Уже в трёх шагах всё было ночь.
Эта чёрная сумятица в руку была Кребсу.
Короткотелый, тушеватый, носастый, во всём чёрном, одновременно похожий и на в?рона, и на рака, он, подпираясь палками – в каждой руке чернело по палке, – трудно тащился обочь похорон, в отдальке, так что похоронники его не видели.
Чтоб острей рассмотреть, он нетерпяче заскакивал сзади то с одной стороны, то с другой – кружил по дуге будто коршун, гнавшийся за добычей. Временами он исподлобья кидал летучие, боязкие взгляды в тех, кто шёл за гробом – покойницу несли на руках, – но на сам гроб не решался поднять глаза. Однажды ненароком все же глянул – весь гроб был в белых замерзших цветах.

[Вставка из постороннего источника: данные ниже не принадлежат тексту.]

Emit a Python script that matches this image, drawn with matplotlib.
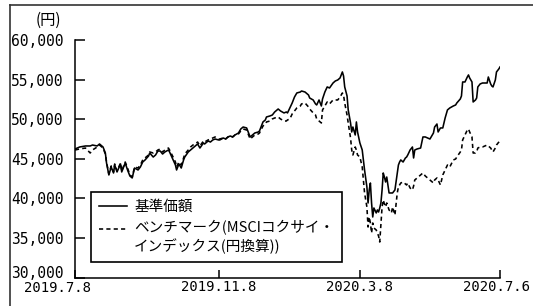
import matplotlib
matplotlib.use("Agg")
import matplotlib.pyplot as plt
from matplotlib.lines import Line2D
from matplotlib.legend_handler import HandlerLine2D
from matplotlib.transforms import ScaledTranslation
import pandas as pd

plt.rcParams['font.family'] = ['Noto Sans CJK JP', 'DejaVu Sans']

dates = [
    "2019-07-08", "2019-07-12", "2019-07-17", "2019-07-21", "2019-07-23", "2019-07-27", "2019-07-29",
    "2019-08-01", "2019-08-03", "2019-08-04", "2019-08-06", "2019-08-08", "2019-08-10", "2019-08-11",
    "2019-08-13", "2019-08-16", "2019-08-17", "2019-08-20", "2019-08-22", "2019-08-24", "2019-08-26",
    "2019-08-28", "2019-08-31", "2019-09-02", "2019-09-04", "2019-09-06", "2019-09-09", "2019-09-10",
    "2019-09-13", "2019-09-15", "2019-09-17", "2019-09-19", "2019-09-21", "2019-09-23", "2019-09-26",
    "2019-09-27", "2019-09-30", "2019-10-02", "2019-10-03", "2019-10-05", "2019-10-07", "2019-10-09",
    "2019-10-10", "2019-10-13", "2019-10-15", "2019-10-17", "2019-10-19", "2019-10-21", "2019-10-23",
    "2019-10-26", "2019-10-27", "2019-10-30", "2019-11-01", "2019-11-03", "2019-11-05", "2019-11-08",
    "2019-11-09", "2019-11-12", "2019-11-14", "2019-11-16", "2019-11-18", "2019-11-20", "2019-11-22",
    "2019-11-25", "2019-11-27", "2019-11-29", "2019-12-02", "2019-12-03", "2019-12-05", "2019-12-07",
    "2019-12-09", "2019-12-12", "2019-12-13", "2019-12-16", "2019-12-18", "2019-12-19", "2019-12-22",
    "2019-12-24", "2019-12-26", "2019-12-29", "2019-12-31", "2020-01-03", "2020-01-05", "2020-01-06",
    "2020-01-08", "2020-01-10", "2020-01-12", "2020-01-14", "2020-01-17", "2020-01-18", "2020-01-21",
    "2020-01-24", "2020-01-25", "2020-01-28", "2020-01-30", "2020-01-31", "2020-02-02", "2020-02-04",
    "2020-02-05", "2020-02-07", "2020-02-09", "2020-02-11", "2020-02-14", "2020-02-16", "2020-02-18",
    "2020-02-20", "2020-02-22", "2020-02-23", "2020-02-24", "2020-02-26", "2020-02-27", "2020-02-29",
    "2020-03-01", "2020-03-02", "2020-03-04", "2020-03-05", "2020-03-06", "2020-03-08", "2020-03-10",
    "2020-03-11", "2020-03-12", "2020-03-14", "2020-03-15", "2020-03-16", "2020-03-17", "2020-03-18",
    "2020-03-19", "2020-03-20", "2020-03-22", "2020-03-23", "2020-03-24", "2020-03-25", "2020-03-26",
    "2020-03-27", "2020-03-28", "2020-03-29", "2020-03-30", "2020-03-31", "2020-04-02", "2020-04-04",
    "2020-04-05", "2020-04-07", "2020-04-09", "2020-04-10", "2020-04-11", "2020-04-12", "2020-04-14",
    "2020-04-16", "2020-04-17", "2020-04-18", "2020-04-20", "2020-04-22", "2020-04-23", "2020-04-24",
    "2020-04-26", "2020-04-29", "2020-05-01", "2020-05-03", "2020-05-05", "2020-05-07", "2020-05-10",
    "2020-05-11", "2020-05-13", "2020-05-14", "2020-05-16", "2020-05-18", "2020-05-20", "2020-05-22",
    "2020-05-24", "2020-05-27", "2020-05-29", "2020-05-30", "2020-06-02", "2020-06-03", "2020-06-04",
    "2020-06-06", "2020-06-08", "2020-06-09", "2020-06-10", "2020-06-12", "2020-06-13", "2020-06-15",
    "2020-06-16", "2020-06-17", "2020-06-19", "2020-06-21", "2020-06-23", "2020-06-25", "2020-06-26",
    "2020-06-28", "2020-06-29", "2020-06-30", "2020-07-02", "2020-07-03", "2020-07-05", "2020-07-06",
]

nav = [
    46270, 46520, 46650, 46650, 46770, 46650, 46900,
    46520, 45760, 44500, 42980, 43990, 43230, 44240,
    43360, 44370, 43360, 44500, 43610, 42850, 42600,
    43860, 43610, 43990, 44620, 44880, 45380, 45760,
    45250, 45510, 46010, 46010, 45630, 45890, 46140,
    45890, 44880, 44240, 43610, 44370, 43860, 44880,
    45250, 45890, 46140, 46390, 46650, 46900, 46390,
    47030, 46900, 47280, 47150, 47410, 47530, 47410,
    47410, 47660, 47530, 47790, 47910, 47790, 48040,
    48290, 48800, 49050, 48930, 48550, 47790, 48040,
    48290, 48420, 48550, 49690, 49940, 50320, 50450,
    50570, 50950, 51330, 51080, 50830, 50950, 50830,
    51460, 52090, 52850, 53360, 53480, 53610, 53480,
    53100, 52720, 52470, 51970, 51840, 52470, 51710,
    52600, 53480, 54120, 53990, 54620, 54880, 55000,
    55260, 56020, 55510, 54120, 52980, 51210, 49560,
    48420, 49050, 48040, 49690, 48420, 47030, 46140,
    44880, 43610, 41460, 39430, 41080, 41960, 39430,
    37660, 38800, 38170, 38550, 38290, 38800, 39430,
    41080, 43230, 42720, 42090, 42720, 40700, 40700,
    40700, 41080, 43230, 44240, 44620, 44880, 44620,
    45130, 45250, 45510, 46140, 46520, 45130, 46140,
    46270, 46390, 47790, 47790, 47660, 47530, 48290,
    49050, 49430, 48420, 48930, 48930, 50190, 51210,
    51460, 51710, 51840, 52090, 52600, 52980, 54750,
    54750, 55380, 55640, 55260, 54750, 52220, 52470,
    52720, 54120, 54500, 54620, 54620, 54620, 55380,
    54500, 54240, 54120, 55000, 56020, 56400, 56650,
]

bench = [
    46140, 46270, 46390, 45760, 46140, 46520, 46770,
    46390, 45630, 44620, 43100, 44120, 43360, 44370,
    43480, 44500, 43480, 44620, 43860, 42980, 42720,
    43990, 43860, 44240, 44880, 45130, 45510, 45890,
    45760, 45890, 46140, 46270, 45890, 46140, 46390,
    46140, 45250, 44620, 43990, 44620, 44240, 45130,
    45630, 46140, 46520, 46770, 46900, 47150, 46650,
    47280, 47150, 47410, 47530, 47660, 47790, 47530,
    47530, 47660, 47530, 47790, 47910, 47790, 48040,
    48170, 48550, 48800, 48670, 48290, 47530, 47790,
    48040, 48170, 48290, 49180, 49430, 49690, 49810,
    50070, 50190, 50320, 50070, 49810, 49810, 49940,
    50070, 50700, 51080, 51460, 51710, 51970, 52090,
    51590, 51330, 50830, 50570, 50070, 49810, 49560,
    51210, 51710, 52220, 51970, 52470, 52470, 52470,
    52850, 53360, 53100, 52090, 50570, 49560, 47660,
    46140, 45510, 46520, 46140, 45510, 45250, 43990,
    42340, 40700, 38930, 36390, 37660, 36900, 35630,
    36900, 36270, 36010, 35630, 35250, 34490, 36650,
    38930, 39810, 39310, 38930, 39430, 38550, 38170,
    38930, 37910, 40700, 41460, 41710, 41960, 42090,
    41840, 41710, 41960, 41330, 41080, 41580, 42340,
    42600, 42980, 43230, 42850, 42600, 42340, 41960,
    42340, 42600, 42340, 41710, 42980, 43610, 44240,
    43990, 44880, 45000, 45250, 45890, 46140, 47410,
    48040, 48670, 48800, 48420, 47790, 45760, 45760,
    45890, 46390, 46520, 46520, 46650, 46770, 46650,
    46390, 46140, 45890, 46390, 46770, 47150, 47410,
]

tick_dates = ["2019-07-08", "2019-11-08", "2020-03-08", "2020-07-06"]
tick_labels = ["2019.7.8", "2019.11.8", "2020.3.8", "2020.7.6"]
y_ticks = [30000, 35000, 40000, 45000, 50000, 55000, 60000]
y_labels = ["30,000", "35,000", "40,000", "45,000", "50,000", "55,000", "60,000"]
label_nav = "基準価額"
label_bench = "ベンチマーク(MSCIコクサイ・\nインデックス(円換算))"
unit_label = "(円)"


class RaisedLineHandler(HandlerLine2D):
    """Line handle raised so it sits beside the first line of a two-line label."""
    def __init__(self, dy=0.0, **kw):
        super().__init__(**kw)
        self.dy = dy

    def create_artists(self, legend, orig_handle, xdescent, ydescent,
                       width, height, fontsize, trans):
        return super().create_artists(legend, orig_handle, xdescent,
                                      ydescent - 2 * self.dy, width, height,
                                      fontsize, trans)


W, H = 533, 306
fig = plt.figure(figsize=(W / 100, H / 100), dpi=100)
ax = fig.add_axes([75 / W, 1 - 277.5 / H, 425 / W, 237 / H])

x = pd.to_datetime(dates)
l_nav, = ax.plot(x, nav, color="black", lw=1.15, label=label_nav)
l_bench, = ax.plot(x, bench, color="black", lw=1.15, linestyle=(0, (2.6, 2.0)), label=label_bench)

ax.set_xlim(pd.Timestamp(tick_dates[0]), pd.Timestamp(tick_dates[-1]))
ax.set_ylim(30000, 60000)

ax.set_xticks(pd.to_datetime(tick_dates))
ax.set_xticklabels(tick_labels, family="DejaVu Sans Mono", fontsize=10)
ax.set_yticks(y_ticks)
ax.set_yticklabels(y_labels, family="DejaVu Sans Mono", fontsize=10.5)

ax.tick_params(axis="x", direction="in", length=6, width=1.1, pad=2, colors="black")
ax.tick_params(axis="y", direction="in", length=7, width=1.1, pad=8, colors="black")

for s in ["top", "right"]:
    ax.spines[s].set_visible(False)
for s in ["left", "bottom"]:
    ax.spines[s].set_linewidth(1.1)
    ax.spines[s].set_color("black")

# label offsets as in the reference
xl = ax.get_xticklabels()
xl[0].set_transform(xl[0].get_transform() + ScaledTranslation(-17 / 100, -1 / 100, fig.dpi_scale_trans))
xl[-1].set_transform(xl[-1].get_transform() + ScaledTranslation(-3 / 100, 0, fig.dpi_scale_trans))
yl = ax.get_yticklabels()
yl[0].set_transform(yl[0].get_transform() + ScaledTranslation(0, 5.5 / 100, fig.dpi_scale_trans))

leg = ax.legend(handles=[l_nav, l_bench],
                handler_map={l_bench: RaisedLineHandler(dy=6.5)},
                loc="upper left", bbox_to_anchor=((91 - 75) / 425, (277.5 - 192) / 237),
                borderaxespad=0, frameon=True, fancybox=False, framealpha=1,
                edgecolor="black", prop={"size": 10.5}, handlelength=1.95,
                handletextpad=0.45, borderpad=0.55, labelspacing=0.45)
leg.get_frame().set_linewidth(1.2)

fig.text(48 / W, 1 - 20 / H, unit_label, ha="center", va="center", fontsize=11)

# outer frame lines (left and top)
fig.add_artist(Line2D([10 / W, 10 / W], [0, 1 - 5 / H], transform=fig.transFigure, color="#333333", lw=1.2))
fig.add_artist(Line2D([10 / W, 1], [1 - 5 / H, 1 - 5 / H], transform=fig.transFigure, color="#333333", lw=1.2))

fig.savefig("out.png", dpi=100)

«Ты требовала, minibus date lilia plenis»![86] И ты получила...»
Какое-то время Кребс брёл рядом со всеми, и никто не обратил на него внимания.
«Меня здесь не знает ни одна душа», – подумалось успокоенно, и больше он не стал прятаться за чёрные лохмы пурги, а пошёл в толпе, приворачивая ближе к старушке вопленице, ладясь ясно слышать каждое её слово:
Плач показался Кребсу странным.
Конечно, думал он, «причет сам на ум течёт». Но почему же натекло именно всё это? Почему старуха обращается к покойнице как к матери родной?

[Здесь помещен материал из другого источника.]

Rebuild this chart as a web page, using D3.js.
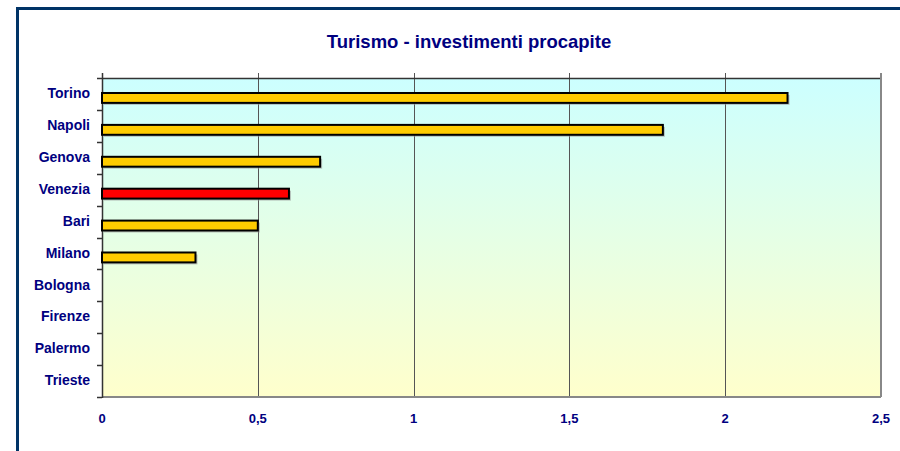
<!DOCTYPE html>
<html>
<head>
<meta charset="utf-8">
<script src="https://cdn.jsdelivr.net/npm/d3@7"></script>
<style>
  body { margin: 0; background: #fff; }
  svg { display: block; font-family: Arial, "Liberation Sans", sans-serif; }
</style>
</head>
<body>
<div id="chart"></div>
<script>
// data
var cities = ["Torino", "Napoli", "Genova", "Venezia", "Bari", "Milano", "Bologna", "Firenze", "Palermo", "Trieste"];
var values = [2.2, 1.8, 0.7, 0.6, 0.5, 0.3, 0, 0, 0, 0];
var highlighted = ["Venezia"];
var xTicks = [0, 0.5, 1, 1.5, 2, 2.5];
var xTickLabels = ["0", "0,5", "1", "1,5", "2", "2,5"];

var width = 900, height = 451;
var margin = {top: 78, right: 19, bottom: 54, left: 102};
var plotW = width - margin.left - margin.right,
    plotH = height - margin.top - margin.bottom;

var svg = d3.select("#chart").append("svg")
    .attr("width", width)
    .attr("height", height);

// outer frame
svg.append("path")
    .attr("d", "M17.5,451 V8.5 H900")
    .attr("fill", "none")
    .attr("stroke", "#003366")
    .attr("stroke-width", 3);

svg.append("text")
    .attr("x", 469)
    .attr("y", 48)
    .attr("text-anchor", "middle")
    .attr("font-size", "18.5px")
    .attr("font-weight", "bold")
    .attr("fill", "#000080")
    .text("Turismo - investimenti procapite");

var defs = svg.append("defs");
var grad = defs.append("linearGradient")
    .attr("id", "bg").attr("x1", 0).attr("y1", 0).attr("x2", 0).attr("y2", 1);
grad.append("stop").attr("offset", "0%").attr("stop-color", "#ccffff");
grad.append("stop").attr("offset", "100%").attr("stop-color", "#ffffcc");

var g = svg.append("g").attr("transform", "translate(" + margin.left + "," + margin.top + ")");

var x = d3.scaleLinear().domain([0, 2.5]).range([0, plotW]);
var y = d3.scaleBand().domain(cities).range([0, plotH]);

g.append("rect")
    .attr("width", plotW)
    .attr("height", plotH)
    .attr("fill", "url(#bg)");

// grid lines (go a little above the plot like tick marks)
g.selectAll(".grid")
    .data(xTicks.slice(1, -1))
    .enter().append("line")
    .attr("class", "grid")
    .attr("x1", d => Math.round(x(d)) + 0.5)
    .attr("x2", d => Math.round(x(d)) + 0.5)
    .attr("y1", -5)
    .attr("y2", plotH)
    .attr("stroke", "#555")
    .attr("stroke-width", 1);

// plot border: dark top/left, gray right/bottom
g.append("line").attr("x1", 0).attr("x2", plotW).attr("y1", 0.5).attr("y2", 0.5)
    .attr("stroke", "#333").attr("stroke-width", 1.5);
g.append("line").attr("x1", plotW).attr("x2", plotW).attr("y1", -5).attr("y2", plotH)
    .attr("stroke", "#888").attr("stroke-width", 2);
g.append("line").attr("x1", 0).attr("x2", plotW).attr("y1", plotH).attr("y2", plotH)
    .attr("stroke", "#888").attr("stroke-width", 2);
g.append("line").attr("x1", 0.5).attr("x2", 0.5).attr("y1", -5).attr("y2", plotH + 1)
    .attr("stroke", "#333").attr("stroke-width", 1.5);

// left tick marks at band edges
var edges = cities.map(c => y(c)).concat([plotH]);
g.selectAll(".ytick")
    .data(edges)
    .enter().append("line")
    .attr("x1", -5).attr("x2", 0)
    .attr("y1", d => Math.round(d) + 0.5)
    .attr("y2", d => Math.round(d) + 0.5)
    .attr("stroke", "#333")
    .attr("stroke-width", 1.5);

var bw = y.bandwidth();
var barY = c => y(c) + bw * 0.47;
var barH = bw * 0.31;

// bar shadows
g.selectAll(".shadow")
    .data(cities.filter((c, i) => values[i] > 0))
    .enter().append("rect")
    .attr("x", 2)
    .attr("y", c => barY(c) + 2)
    .attr("width", c => x(values[cities.indexOf(c)]))
    .attr("height", barH)
    .attr("fill", "#999")
    .attr("opacity", 0.6);

g.selectAll(".bar")
    .data(cities.filter((c, i) => values[i] > 0))
    .enter().append("rect")
    .attr("class", "bar")
    .attr("x", 0)
    .attr("y", c => barY(c))
    .attr("width", c => x(values[cities.indexOf(c)]))
    .attr("height", barH)
    .attr("fill", c => highlighted.indexOf(c) >= 0 ? "#ff0000" : "#ffcc00")
    .attr("stroke", "#000")
    .attr("stroke-width", 2);

// category labels
g.selectAll(".ylab")
    .data(cities)
    .enter().append("text")
    .attr("x", -12)
    .attr("y", c => y(c) + bw / 2)
    .attr("dy", "0.3em")
    .attr("text-anchor", "end")
    .attr("font-size", "14px")
    .attr("font-weight", "bold")
    .attr("fill", "#000080")
    .text(c => c);

// x tick labels
g.selectAll(".xlab")
    .data(xTicks)
    .enter().append("text")
    .attr("x", d => x(d))
    .attr("y", plotH + 26)
    .attr("text-anchor", "middle")
    .attr("font-size", "13px")
    .attr("font-weight", "bold")
    .attr("fill", "#000080")
    .text((d, i) => xTickLabels[i]);
</script>
</body>
</html>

Тут, пожалуй... Наверное, все эта толпы, туго залившие улицу, отвела в свой час от смерти покойница, и теперь все эти спасёнки и спасёныши считают себя её детьми, осиротевшими без неё...
Кребсу не нравится такой ход его мыслей. Он зло кидает глаза по сторонам, ища чем другим занять себя, и пристывает на тех, кто нёс гроб.
Возглавие несли Расцветаев-младший и Лариса.
«Какое-то наваждение... Девица тащит гроб! – Его шевельнуло желание подбежать заменить её – гляди, зачтётся в актив! – но тут же это насмешливое желание и сгасло. – Еле несёшь свои пустые палки. А то... Ещё придавит... Ноша не по плечу...»
Не в примету, потихоньку он узнаёт, что эта девица-ух московская внучка Закавырцевой, без пяти минут «врачея по-женски».
Кребс ловит себя на том, что не может отвести ревнистых глаз от лица Ларисы. Вылитая в молодости Таёжка!
«Одна Таёжка ушла, другая на смену пришла... Жизнь мимо катится колесом. Катится, не спросясь на то нашего высочайшего соизволения...»
Избоку недвижно пялится он на Ларису и ухватывает, что та по временам взглядывает на Расцветаева, Расцветаев на неё.